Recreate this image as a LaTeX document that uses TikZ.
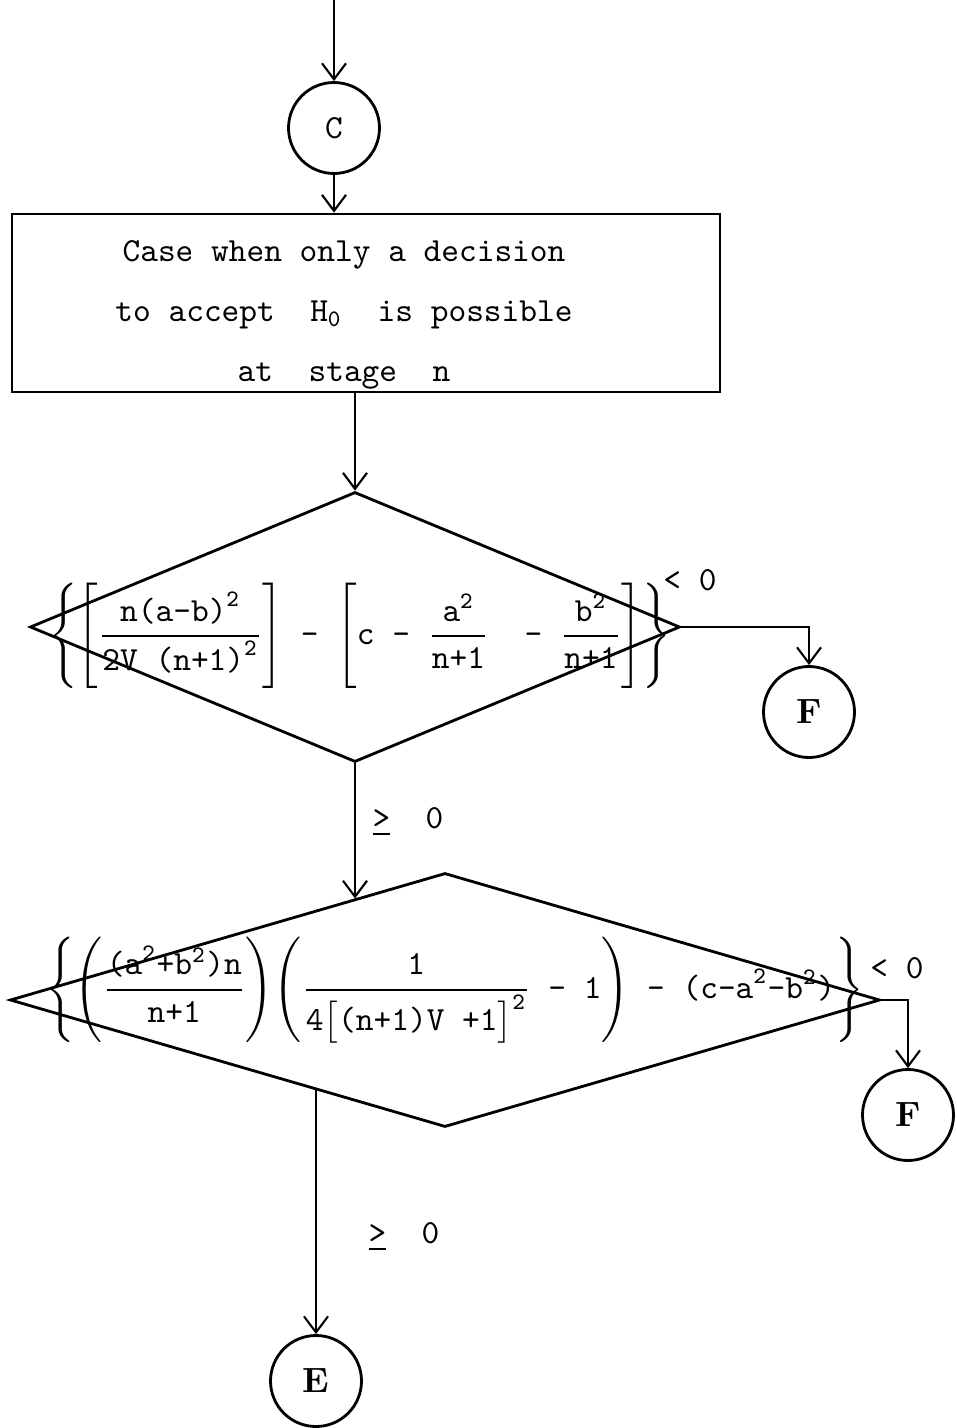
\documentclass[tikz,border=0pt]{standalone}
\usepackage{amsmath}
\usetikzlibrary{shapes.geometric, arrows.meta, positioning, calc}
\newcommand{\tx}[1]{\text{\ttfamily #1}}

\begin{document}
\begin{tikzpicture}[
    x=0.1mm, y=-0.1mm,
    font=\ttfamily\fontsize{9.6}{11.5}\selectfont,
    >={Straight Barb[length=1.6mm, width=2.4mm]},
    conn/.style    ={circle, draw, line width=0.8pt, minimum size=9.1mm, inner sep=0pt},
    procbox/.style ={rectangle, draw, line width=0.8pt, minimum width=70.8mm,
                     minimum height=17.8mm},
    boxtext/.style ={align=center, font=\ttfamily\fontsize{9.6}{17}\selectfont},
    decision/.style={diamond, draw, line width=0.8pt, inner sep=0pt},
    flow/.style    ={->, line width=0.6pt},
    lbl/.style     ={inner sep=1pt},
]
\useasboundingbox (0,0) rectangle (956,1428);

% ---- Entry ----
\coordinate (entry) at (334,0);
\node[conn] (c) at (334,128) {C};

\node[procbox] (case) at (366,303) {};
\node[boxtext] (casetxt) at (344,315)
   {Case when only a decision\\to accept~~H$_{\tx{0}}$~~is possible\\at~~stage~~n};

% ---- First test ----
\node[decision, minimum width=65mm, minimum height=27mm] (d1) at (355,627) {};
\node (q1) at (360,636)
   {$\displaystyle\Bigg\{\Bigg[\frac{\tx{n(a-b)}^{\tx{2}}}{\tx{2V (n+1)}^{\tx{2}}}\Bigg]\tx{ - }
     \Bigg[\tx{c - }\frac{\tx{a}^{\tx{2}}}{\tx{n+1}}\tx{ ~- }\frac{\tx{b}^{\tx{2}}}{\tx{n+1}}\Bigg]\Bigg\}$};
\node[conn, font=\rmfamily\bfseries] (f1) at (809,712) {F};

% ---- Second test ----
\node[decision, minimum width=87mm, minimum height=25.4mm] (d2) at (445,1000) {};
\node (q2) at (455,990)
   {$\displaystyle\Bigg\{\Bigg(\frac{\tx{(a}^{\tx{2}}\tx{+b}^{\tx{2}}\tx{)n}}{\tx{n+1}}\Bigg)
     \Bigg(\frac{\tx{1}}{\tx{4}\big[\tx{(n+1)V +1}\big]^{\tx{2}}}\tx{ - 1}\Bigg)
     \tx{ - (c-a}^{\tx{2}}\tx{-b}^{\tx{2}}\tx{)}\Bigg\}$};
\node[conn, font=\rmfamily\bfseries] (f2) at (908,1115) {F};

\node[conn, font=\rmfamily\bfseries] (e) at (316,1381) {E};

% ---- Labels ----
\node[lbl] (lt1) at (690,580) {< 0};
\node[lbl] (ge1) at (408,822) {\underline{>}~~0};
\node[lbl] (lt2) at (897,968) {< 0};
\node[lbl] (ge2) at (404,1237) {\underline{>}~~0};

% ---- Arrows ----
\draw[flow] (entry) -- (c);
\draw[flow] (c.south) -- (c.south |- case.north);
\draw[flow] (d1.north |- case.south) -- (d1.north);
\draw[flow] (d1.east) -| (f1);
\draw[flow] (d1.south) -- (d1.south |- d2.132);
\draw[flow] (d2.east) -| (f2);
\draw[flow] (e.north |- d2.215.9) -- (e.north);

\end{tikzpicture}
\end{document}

━━━━━━

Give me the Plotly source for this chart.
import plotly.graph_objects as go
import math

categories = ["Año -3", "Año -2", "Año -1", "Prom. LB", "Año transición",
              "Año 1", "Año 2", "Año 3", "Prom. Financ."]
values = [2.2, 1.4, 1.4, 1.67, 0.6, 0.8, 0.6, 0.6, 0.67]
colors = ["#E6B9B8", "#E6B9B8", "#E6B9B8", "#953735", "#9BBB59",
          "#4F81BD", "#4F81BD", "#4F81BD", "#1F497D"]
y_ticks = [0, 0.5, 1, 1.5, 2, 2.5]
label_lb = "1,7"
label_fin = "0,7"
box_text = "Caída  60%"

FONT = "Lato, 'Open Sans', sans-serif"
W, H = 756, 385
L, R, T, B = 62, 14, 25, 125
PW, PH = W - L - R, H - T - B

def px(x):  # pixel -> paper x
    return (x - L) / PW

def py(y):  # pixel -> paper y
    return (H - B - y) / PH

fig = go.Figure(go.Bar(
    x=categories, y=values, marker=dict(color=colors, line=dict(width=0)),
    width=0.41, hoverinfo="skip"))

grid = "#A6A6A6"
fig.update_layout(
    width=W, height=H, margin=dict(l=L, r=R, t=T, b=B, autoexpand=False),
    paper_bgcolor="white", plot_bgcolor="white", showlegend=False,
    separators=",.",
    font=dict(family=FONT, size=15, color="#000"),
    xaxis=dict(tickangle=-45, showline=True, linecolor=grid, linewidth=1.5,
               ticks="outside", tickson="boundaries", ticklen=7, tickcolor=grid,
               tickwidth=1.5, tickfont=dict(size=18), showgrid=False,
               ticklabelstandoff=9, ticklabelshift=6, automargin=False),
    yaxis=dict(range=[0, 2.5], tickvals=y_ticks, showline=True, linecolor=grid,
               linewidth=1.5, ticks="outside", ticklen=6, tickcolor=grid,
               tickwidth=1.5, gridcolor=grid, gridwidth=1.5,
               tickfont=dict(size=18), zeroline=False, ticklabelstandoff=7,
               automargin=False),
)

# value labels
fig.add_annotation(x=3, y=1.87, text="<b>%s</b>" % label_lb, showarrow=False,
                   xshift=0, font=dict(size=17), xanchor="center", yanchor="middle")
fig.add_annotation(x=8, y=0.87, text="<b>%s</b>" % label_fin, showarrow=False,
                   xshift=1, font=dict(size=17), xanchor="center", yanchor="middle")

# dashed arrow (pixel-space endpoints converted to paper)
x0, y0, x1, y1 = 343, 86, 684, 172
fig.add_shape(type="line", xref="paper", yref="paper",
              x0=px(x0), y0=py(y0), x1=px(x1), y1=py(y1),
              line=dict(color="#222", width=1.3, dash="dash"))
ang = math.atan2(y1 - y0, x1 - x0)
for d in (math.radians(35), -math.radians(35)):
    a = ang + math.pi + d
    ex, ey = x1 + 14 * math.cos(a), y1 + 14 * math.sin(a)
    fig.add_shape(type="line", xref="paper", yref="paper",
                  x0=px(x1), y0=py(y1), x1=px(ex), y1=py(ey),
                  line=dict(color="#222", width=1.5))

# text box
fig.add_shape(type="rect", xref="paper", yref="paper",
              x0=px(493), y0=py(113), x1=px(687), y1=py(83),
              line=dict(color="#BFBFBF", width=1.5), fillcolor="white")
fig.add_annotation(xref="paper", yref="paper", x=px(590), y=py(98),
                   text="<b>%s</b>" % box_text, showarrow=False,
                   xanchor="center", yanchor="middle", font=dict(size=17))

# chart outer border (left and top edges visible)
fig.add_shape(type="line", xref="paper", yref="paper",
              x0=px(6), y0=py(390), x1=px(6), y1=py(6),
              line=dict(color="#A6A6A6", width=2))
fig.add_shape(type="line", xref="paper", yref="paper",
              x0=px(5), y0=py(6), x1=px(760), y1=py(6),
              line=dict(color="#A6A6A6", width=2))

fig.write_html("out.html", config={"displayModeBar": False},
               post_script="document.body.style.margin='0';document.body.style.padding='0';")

━━━━━━

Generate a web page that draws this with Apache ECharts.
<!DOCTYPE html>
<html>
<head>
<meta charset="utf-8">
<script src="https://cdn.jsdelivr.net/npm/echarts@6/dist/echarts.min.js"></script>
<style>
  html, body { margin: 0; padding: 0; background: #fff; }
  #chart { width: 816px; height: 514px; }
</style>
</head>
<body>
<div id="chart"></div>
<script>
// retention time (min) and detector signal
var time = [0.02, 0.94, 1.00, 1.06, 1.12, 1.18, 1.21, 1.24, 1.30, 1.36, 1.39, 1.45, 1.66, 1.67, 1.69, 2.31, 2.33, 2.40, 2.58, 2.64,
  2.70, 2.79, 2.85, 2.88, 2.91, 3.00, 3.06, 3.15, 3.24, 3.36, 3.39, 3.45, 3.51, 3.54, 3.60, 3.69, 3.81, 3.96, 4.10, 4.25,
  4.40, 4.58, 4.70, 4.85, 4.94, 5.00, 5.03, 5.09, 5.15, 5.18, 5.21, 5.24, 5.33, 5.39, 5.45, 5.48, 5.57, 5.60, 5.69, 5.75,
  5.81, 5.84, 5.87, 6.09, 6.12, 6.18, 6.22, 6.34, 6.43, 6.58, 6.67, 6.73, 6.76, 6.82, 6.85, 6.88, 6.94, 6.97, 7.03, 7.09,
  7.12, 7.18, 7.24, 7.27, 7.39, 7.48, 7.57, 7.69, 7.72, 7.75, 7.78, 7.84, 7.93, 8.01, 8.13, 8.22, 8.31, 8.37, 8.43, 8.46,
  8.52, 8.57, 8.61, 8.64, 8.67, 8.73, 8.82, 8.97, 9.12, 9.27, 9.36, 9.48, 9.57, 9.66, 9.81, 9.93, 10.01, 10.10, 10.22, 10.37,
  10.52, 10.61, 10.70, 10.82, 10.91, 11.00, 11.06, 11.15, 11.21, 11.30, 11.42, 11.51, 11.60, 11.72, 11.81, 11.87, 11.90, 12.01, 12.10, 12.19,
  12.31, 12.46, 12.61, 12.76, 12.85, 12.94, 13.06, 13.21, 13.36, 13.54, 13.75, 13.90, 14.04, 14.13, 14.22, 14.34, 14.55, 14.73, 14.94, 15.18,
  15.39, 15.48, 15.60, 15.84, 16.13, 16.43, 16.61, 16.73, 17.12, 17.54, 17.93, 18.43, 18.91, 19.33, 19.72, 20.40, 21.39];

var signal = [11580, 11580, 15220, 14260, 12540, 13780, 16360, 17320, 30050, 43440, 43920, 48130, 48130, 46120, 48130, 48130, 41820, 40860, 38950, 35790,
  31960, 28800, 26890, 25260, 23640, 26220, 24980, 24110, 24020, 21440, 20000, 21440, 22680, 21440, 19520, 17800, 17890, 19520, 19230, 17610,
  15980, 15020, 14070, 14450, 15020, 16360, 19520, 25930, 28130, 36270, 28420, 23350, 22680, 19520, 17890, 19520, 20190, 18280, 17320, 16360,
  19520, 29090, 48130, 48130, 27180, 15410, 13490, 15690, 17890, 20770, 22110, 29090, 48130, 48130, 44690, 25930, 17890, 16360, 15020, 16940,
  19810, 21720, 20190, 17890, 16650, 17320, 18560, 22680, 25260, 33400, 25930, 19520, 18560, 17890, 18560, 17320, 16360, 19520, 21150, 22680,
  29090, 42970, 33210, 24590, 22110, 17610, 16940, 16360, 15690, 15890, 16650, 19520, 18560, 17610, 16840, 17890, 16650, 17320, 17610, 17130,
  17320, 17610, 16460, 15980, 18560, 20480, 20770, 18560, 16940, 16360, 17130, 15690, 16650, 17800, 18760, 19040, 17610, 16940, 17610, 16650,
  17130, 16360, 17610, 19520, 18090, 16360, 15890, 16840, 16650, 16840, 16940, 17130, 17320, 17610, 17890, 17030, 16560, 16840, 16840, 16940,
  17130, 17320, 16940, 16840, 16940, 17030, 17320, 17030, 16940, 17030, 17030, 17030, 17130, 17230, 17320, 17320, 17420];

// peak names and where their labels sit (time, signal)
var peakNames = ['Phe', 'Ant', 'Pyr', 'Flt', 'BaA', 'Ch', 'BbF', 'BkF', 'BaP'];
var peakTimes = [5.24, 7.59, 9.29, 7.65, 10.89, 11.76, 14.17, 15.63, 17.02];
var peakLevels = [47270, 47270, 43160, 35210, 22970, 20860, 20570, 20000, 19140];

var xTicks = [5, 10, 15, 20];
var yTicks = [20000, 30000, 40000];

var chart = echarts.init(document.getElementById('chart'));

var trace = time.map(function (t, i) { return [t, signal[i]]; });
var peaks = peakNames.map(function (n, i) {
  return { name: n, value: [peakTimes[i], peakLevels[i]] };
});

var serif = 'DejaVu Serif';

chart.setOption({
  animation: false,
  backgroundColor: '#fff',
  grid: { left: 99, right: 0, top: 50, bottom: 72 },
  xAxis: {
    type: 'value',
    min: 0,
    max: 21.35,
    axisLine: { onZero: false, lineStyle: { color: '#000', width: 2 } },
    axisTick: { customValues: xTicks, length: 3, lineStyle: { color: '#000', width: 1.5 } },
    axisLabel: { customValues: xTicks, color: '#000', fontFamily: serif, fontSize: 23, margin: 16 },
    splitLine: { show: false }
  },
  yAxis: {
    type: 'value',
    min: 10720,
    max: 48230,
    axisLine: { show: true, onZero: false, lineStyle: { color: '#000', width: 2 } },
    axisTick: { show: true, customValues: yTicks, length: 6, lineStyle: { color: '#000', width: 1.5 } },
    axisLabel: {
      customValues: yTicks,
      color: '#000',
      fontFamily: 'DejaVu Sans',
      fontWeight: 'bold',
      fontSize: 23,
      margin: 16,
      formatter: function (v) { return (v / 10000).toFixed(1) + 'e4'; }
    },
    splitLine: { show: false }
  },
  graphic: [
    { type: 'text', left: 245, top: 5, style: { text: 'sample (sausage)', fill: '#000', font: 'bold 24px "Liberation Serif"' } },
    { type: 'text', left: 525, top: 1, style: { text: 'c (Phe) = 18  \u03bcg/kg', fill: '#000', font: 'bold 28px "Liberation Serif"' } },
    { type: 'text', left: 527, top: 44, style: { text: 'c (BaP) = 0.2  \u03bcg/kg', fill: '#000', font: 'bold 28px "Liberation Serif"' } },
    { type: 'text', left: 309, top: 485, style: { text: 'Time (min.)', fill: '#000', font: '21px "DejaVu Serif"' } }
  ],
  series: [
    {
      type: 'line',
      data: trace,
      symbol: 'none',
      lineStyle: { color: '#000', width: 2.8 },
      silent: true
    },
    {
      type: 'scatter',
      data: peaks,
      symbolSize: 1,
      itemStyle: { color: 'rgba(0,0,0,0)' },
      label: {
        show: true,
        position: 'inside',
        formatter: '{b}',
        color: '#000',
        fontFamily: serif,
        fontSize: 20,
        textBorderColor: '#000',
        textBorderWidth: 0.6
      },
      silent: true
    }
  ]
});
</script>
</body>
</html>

━━━━━━

Only the lines from the line with "Give me the Plotly source for this chart." to the line with "import math", inclusive, are to be printed, exactly as they appear.

Give me the Plotly source for this chart.
import plotly.graph_objects as go
import math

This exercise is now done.